- Input data:
——
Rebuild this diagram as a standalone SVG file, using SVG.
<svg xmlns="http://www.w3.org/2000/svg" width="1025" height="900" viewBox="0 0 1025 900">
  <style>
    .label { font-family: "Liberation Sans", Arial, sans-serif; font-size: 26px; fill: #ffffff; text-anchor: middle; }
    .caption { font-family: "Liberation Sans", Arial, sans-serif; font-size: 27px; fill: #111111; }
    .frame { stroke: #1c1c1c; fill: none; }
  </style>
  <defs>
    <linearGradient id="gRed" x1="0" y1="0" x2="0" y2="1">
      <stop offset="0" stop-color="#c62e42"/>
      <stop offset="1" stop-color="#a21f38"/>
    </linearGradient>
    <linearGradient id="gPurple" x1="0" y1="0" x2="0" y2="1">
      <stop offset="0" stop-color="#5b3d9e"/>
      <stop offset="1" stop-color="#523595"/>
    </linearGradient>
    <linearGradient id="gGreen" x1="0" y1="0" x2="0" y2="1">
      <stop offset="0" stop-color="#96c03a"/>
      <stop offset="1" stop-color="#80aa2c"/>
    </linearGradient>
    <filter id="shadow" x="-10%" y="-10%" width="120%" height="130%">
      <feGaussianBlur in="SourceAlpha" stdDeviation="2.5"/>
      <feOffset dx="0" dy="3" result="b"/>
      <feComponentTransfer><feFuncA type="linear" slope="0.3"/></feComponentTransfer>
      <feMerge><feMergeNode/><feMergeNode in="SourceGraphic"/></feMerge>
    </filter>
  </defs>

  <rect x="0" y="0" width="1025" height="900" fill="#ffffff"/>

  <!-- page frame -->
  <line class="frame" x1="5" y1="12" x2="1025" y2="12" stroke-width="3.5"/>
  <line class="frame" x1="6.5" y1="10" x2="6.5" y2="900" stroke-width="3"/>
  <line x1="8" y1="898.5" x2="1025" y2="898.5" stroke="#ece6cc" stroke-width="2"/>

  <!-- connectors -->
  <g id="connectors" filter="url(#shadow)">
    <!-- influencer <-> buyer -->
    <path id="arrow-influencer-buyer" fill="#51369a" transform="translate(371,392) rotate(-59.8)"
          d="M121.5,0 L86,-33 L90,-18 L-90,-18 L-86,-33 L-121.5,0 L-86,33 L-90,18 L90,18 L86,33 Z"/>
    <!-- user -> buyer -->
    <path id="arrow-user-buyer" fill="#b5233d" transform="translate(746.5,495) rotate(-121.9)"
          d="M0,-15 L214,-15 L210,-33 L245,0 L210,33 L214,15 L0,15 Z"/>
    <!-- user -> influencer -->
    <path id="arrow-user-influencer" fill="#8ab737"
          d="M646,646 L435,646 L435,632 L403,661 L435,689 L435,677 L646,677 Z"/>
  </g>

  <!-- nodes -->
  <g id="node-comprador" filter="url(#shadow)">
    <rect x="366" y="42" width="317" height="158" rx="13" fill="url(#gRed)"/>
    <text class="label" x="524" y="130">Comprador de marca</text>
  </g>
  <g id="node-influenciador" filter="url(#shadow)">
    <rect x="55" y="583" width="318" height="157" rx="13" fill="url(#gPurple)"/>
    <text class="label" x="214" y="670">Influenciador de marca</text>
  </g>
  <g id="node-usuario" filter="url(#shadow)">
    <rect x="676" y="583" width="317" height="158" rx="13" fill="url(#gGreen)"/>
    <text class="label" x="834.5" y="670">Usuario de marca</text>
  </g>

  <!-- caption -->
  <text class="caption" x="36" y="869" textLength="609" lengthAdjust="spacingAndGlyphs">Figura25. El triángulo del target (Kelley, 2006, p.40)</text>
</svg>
——
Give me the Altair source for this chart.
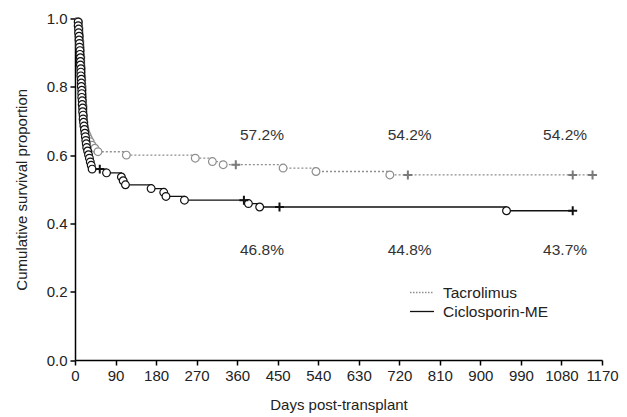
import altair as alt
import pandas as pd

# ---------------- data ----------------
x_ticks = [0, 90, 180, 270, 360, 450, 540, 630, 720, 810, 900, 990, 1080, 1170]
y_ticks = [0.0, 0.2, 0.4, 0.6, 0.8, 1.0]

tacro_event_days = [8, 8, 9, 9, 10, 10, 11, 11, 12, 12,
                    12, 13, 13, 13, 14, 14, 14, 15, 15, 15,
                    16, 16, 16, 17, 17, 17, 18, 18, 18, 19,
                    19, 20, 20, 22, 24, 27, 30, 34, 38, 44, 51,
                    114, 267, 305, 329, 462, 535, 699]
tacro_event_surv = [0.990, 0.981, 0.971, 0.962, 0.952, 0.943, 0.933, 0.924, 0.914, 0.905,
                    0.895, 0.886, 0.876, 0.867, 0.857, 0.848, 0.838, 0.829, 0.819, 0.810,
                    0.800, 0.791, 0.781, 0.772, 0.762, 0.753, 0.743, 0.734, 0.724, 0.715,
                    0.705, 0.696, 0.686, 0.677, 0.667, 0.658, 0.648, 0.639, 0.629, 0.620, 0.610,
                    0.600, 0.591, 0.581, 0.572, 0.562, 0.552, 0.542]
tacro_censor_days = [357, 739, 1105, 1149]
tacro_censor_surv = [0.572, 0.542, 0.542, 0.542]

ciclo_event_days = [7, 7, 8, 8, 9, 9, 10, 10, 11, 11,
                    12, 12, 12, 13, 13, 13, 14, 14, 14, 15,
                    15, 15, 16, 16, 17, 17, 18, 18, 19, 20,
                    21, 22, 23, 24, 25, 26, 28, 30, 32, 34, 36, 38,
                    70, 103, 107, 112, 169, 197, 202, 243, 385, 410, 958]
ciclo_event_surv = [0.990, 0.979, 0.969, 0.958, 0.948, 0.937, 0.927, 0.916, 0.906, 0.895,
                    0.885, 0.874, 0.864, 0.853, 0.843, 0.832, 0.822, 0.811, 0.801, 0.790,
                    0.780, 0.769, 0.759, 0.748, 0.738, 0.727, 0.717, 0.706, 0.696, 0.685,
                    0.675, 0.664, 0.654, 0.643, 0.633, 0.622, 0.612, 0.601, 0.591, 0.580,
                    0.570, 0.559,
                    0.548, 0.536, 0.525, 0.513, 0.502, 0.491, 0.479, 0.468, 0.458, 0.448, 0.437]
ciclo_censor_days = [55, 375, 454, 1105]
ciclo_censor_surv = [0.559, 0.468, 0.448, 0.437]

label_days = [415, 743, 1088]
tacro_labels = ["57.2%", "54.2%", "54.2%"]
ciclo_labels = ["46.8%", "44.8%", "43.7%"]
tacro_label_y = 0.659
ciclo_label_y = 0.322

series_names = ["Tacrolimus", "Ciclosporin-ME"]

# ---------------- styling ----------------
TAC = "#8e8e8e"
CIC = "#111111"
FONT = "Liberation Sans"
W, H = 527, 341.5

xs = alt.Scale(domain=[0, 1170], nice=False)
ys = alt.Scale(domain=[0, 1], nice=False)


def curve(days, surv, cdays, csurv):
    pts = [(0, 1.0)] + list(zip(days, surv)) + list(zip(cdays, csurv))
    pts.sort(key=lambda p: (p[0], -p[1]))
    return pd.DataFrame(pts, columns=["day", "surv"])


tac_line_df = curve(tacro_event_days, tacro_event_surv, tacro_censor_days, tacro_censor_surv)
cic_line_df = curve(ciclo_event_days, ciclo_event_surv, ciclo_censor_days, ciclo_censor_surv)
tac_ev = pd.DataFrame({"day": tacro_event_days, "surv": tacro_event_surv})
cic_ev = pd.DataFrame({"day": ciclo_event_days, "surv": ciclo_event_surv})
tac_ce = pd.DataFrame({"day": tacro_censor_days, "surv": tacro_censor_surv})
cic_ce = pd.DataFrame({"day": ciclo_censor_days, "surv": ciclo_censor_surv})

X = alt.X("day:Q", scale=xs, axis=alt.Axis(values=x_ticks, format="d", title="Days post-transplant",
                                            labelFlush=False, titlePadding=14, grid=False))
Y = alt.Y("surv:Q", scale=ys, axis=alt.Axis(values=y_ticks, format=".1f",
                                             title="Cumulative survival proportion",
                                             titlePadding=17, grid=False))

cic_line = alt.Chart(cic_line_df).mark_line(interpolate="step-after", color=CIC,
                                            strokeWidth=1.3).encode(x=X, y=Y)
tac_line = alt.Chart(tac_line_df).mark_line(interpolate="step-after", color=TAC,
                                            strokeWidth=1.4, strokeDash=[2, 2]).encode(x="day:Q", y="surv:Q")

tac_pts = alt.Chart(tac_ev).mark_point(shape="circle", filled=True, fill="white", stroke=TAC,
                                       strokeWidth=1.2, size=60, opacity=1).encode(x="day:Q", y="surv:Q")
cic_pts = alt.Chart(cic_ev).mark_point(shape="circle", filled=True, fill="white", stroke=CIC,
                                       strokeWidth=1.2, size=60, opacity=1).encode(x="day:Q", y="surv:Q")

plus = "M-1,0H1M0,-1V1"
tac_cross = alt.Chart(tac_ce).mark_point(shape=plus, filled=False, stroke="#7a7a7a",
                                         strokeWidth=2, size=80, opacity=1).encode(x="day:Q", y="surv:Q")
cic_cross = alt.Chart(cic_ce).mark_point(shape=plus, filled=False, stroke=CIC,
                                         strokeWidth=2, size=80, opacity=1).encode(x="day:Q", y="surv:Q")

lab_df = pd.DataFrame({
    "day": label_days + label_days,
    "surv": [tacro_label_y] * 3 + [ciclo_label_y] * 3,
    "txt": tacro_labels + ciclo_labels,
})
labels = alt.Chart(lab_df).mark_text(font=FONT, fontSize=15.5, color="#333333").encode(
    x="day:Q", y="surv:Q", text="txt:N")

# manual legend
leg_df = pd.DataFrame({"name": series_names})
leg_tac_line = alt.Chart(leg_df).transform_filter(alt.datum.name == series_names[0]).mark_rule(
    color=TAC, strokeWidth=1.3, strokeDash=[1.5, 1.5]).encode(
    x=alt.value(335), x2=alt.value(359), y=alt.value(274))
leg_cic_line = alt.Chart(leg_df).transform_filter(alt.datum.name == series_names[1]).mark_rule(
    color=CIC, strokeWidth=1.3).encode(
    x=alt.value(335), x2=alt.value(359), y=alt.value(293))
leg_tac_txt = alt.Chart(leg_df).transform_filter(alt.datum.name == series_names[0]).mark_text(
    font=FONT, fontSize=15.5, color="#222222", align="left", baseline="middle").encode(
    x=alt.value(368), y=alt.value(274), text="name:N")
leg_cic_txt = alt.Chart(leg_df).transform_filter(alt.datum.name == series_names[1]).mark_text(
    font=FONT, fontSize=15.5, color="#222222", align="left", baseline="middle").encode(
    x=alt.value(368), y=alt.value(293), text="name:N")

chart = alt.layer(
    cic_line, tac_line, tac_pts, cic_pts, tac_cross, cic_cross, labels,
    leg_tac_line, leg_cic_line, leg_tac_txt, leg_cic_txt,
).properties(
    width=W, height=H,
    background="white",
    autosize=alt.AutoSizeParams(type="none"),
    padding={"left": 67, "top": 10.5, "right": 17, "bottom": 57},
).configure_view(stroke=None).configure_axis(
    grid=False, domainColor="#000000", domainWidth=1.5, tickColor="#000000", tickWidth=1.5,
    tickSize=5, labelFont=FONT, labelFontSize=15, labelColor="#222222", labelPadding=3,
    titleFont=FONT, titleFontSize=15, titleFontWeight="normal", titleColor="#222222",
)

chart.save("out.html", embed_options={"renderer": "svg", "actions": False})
——
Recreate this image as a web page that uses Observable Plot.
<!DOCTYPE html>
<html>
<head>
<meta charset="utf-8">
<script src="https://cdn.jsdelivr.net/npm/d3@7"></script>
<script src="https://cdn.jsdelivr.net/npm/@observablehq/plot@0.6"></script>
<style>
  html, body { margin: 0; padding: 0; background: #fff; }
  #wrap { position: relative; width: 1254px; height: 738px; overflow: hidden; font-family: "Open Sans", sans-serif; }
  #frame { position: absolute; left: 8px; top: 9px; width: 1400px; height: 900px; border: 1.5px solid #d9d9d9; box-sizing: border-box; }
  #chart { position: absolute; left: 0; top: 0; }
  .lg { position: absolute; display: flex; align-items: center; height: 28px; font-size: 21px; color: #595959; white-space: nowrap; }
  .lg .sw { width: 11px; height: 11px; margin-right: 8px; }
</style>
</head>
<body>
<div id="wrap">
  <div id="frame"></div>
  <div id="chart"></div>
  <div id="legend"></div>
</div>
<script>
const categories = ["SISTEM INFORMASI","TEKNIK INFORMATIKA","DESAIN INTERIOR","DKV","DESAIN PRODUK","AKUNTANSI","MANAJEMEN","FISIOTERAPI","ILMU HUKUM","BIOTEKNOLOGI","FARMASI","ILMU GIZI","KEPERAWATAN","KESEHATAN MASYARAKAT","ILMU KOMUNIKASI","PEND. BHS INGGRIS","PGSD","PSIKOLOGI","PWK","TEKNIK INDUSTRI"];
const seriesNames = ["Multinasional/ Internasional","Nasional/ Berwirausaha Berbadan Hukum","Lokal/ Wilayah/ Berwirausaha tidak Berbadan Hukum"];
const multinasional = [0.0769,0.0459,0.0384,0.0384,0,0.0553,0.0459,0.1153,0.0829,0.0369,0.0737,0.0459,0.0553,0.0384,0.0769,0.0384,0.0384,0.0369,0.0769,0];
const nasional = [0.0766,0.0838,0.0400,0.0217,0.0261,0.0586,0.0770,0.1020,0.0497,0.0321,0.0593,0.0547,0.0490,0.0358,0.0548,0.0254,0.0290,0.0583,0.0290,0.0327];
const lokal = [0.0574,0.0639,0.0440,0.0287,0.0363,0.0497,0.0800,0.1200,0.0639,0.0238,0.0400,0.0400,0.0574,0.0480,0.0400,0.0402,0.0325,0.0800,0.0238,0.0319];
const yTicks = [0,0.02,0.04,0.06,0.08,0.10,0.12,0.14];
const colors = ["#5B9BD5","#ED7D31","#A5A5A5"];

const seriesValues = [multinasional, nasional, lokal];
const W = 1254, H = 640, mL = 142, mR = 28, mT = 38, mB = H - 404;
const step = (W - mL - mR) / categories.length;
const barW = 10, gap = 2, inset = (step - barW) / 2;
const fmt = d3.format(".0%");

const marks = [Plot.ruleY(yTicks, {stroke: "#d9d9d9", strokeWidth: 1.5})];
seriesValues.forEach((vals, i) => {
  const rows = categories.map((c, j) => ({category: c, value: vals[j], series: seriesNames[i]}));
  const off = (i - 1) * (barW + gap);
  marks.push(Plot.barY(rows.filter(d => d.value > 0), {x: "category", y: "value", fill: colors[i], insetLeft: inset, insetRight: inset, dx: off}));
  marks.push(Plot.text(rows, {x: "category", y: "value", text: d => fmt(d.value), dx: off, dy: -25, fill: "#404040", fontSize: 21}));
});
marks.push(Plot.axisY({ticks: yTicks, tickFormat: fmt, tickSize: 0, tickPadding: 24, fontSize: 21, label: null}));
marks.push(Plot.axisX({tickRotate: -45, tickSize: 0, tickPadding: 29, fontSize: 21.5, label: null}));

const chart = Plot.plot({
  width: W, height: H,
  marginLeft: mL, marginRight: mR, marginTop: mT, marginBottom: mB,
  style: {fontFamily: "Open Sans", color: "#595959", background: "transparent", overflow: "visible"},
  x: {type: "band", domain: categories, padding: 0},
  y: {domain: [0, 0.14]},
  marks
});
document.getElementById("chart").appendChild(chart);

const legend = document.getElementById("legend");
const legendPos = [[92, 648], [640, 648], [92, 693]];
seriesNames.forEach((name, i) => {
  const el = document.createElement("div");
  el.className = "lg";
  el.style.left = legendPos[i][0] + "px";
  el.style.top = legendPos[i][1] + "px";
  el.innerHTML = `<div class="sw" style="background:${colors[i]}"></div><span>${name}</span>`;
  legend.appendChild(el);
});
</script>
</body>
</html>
——
- What to do: Read through the data and copy every line where "this" shows up.

- Solution to the problem:
Rebuild this diagram as a standalone SVG file, using SVG.
Give me the Altair source for this chart.
Recreate this image as a web page that uses Observable Plot.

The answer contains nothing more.